Learning is Forgetting: LLM Training As Lossy Compression
Authors: Henry C. Conklin, Tom Hosking, Tan Yi-Chern, Julian Gold, Jonathan D. Cohen, Thomas L. Griffiths, Max Bartolo, Seraphina Goldfarb-Tarrant
Paper: https://arxiv.org/abs/2604.07569v1
Code: https://github.com/hcoxec/soft_h
TL;DR
WHAT was done? Researchers from Princeton University and Cohere successfully applied Information Bottleneck (IB) theory to large language models of up to 32 billion parameters. By introducing a differentiable “soft-entropy estimator,” they mapped the pre-training trajectories of large transformers onto the information plane, revealing that training follows a distinct two-phase process: an initial expansion of representations to fit target labels, followed by a prolonged compression phase where irrelevant input data is forgotten.

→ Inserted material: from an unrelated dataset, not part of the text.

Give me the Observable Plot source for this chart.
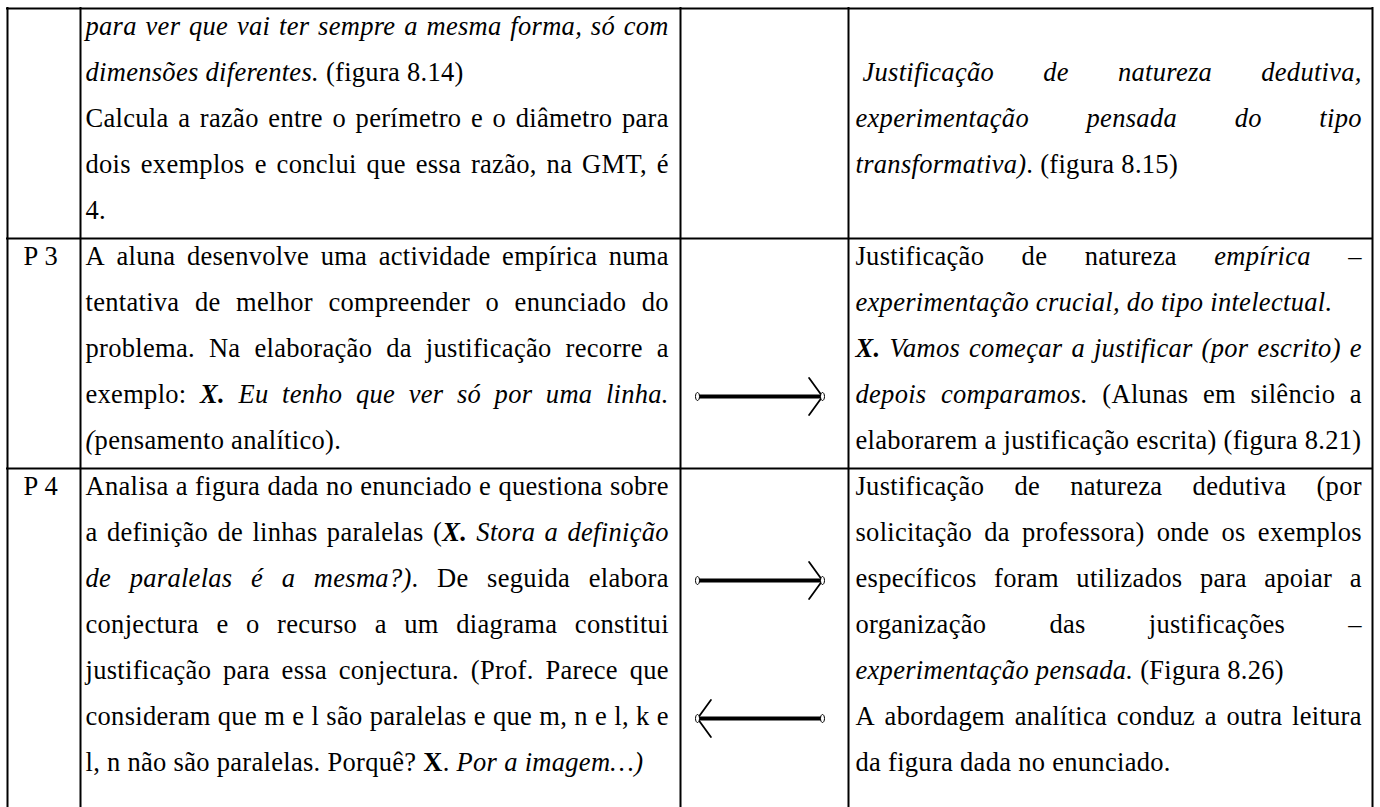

WHY it matters? This work provides a holistic, model-wide alternative to mechanistic interpretability. It demonstrates that the degree to which a model approaches the optimal limit of lossy compression strictly predicts its performance on complex downstream benchmarks (r=0.52) and human preference alignment (r=0.76). Consequently, this introduces a viable path to use unsupervised information-theoretic metrics for early stopping and model selection, drastically reducing reliance on compute-heavy, task-specific evaluation suites.
Details
The Interpretability Scale Bottleneck
Understanding exactly how deep neural networks map inputs to representations has long been divided between two paradigms. On one side, behavioral probing treats models as black boxes, measuring output characteristics rather than the representational structures driving them. On the other side, mechanistic interpretability zeroes in on distinct circuits, attention heads, or singular neurons. While valuable, complex distributed systems cannot be entirely explained by enumerating their sub-components.
A more theoretical approach to representation learning is rooted in Rate Distortion Theory. Prior work, such as Opening the black box of deep neural networks via information, successfully modeled deep learning as an optimization of the Information Bottleneck, wherein networks first memorize and then compress data. However, this empirical validation was largely confined to small multi-layer perceptrons trained on MNIST. Scaling information-theoretic measurements to generative models trained on trillions of tokens hit a mathematical wall: accurately computing Shannon entropy on continuous, high-dimensional manifolds using traditional binning or k-means clustering requires caching states that far exceed modern memory limits. The authors of the current paper bypassed this bottleneck by introducing a differentiable approach to entropy estimation, successfully mapping the internal dynamics of production-scale architectures.